Written problem -
Reproduce exactly, with no pictures, each line from the opening of the material down through the line containing "import plotly.graph_objects as go".

Information shown -

++++++++++

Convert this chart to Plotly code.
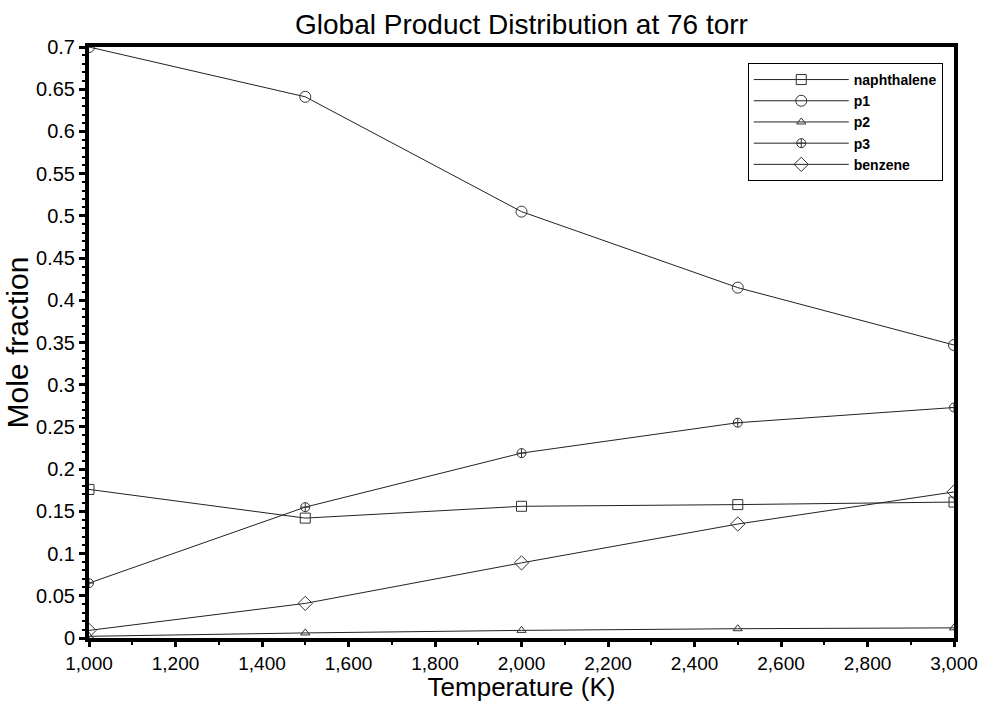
import plotly.graph_objects as go

temperature = [1000, 1500, 2000, 2500, 3000]
naphthalene = [0.176, 0.142, 0.156, 0.158, 0.161]
p1 = [0.700, 0.641, 0.505, 0.415, 0.347]
p2 = [0.002, 0.006, 0.009, 0.011, 0.012]
p3 = [0.065, 0.155, 0.219, 0.255, 0.273]
benzene = [0.009, 0.041, 0.089, 0.135, 0.173]

series = [
    ("naphthalene", naphthalene, "square-open", 10),
    ("p1", p1, "circle-open", 11),
    ("p2", p2, "triangle-up-open", 8),
    ("p3", p3, "circle-cross-open", 9),
    ("benzene", benzene, "diamond-open", 11),
]

fig = go.Figure()
for name, vals, sym, size in series:
    fig.add_trace(go.Scatter(
        x=temperature, y=vals, name=name, mode="lines+markers",
        line=dict(color="#222222", width=1),
        marker=dict(symbol=sym, size=size, color="#333333",
                    line=dict(width=1, color="#333333")),
    ))

font = "Liberation Sans, Arial, sans-serif"
fig.update_layout(
    width=983, height=702,
    margin=dict(l=89, r=29, t=47, b=64, autoexpand=False),
    paper_bgcolor="white", plot_bgcolor="white",
    font=dict(family=font, color="black"),
    title=dict(text="Global Product Distribution at 76 torr",
               x=0.5, xref="paper", y=0.966, yanchor="middle",
               font=dict(size=28, family=font, color="black")),
    showlegend=True,
    legend=dict(x=0.987, y=0.973, xanchor="right", yanchor="top",
                bgcolor="white", bordercolor="black", borderwidth=1,
                font=dict(size=14, family=font, weight="bold"),
                itemwidth=95, tracegroupgap=0),
    xaxis=dict(
        range=[1000, 3000], dtick=200, tick0=1000, tickformat=",",
        showgrid=False, zeroline=False, automargin=False,
        showline=True, linecolor="black", linewidth=4, mirror=True,
        ticks="outside", ticklen=5, tickwidth=3, tickcolor="black",
        minor=dict(dtick=100, ticks="outside", ticklen=3, tickwidth=2,
                   tickcolor="black"),
        tickfont=dict(size=19, family=font),
        title=dict(text="Temperature (K)", font=dict(size=26, family=font),
                   standoff=6),
    ),
    yaxis=dict(
        range=[0, 0.7], dtick=0.05, tick0=0,
        showgrid=False, zeroline=False, automargin=False,
        showline=True, linecolor="black", linewidth=4, mirror=True,
        ticks="outside", ticklen=6, tickwidth=3, tickcolor="black",
        minor=dict(dtick=0.01, ticks="outside", ticklen=3, tickwidth=2,
                   tickcolor="black"),
        tickfont=dict(size=20, family=font),
        title=dict(text="Mole fraction", font=dict(size=30, family=font),
                   standoff=0),
    ),
)

fig.write_html("out.html")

++++++++++

Written response -
Convert this chart to Plotly code.
import plotly.graph_objects as go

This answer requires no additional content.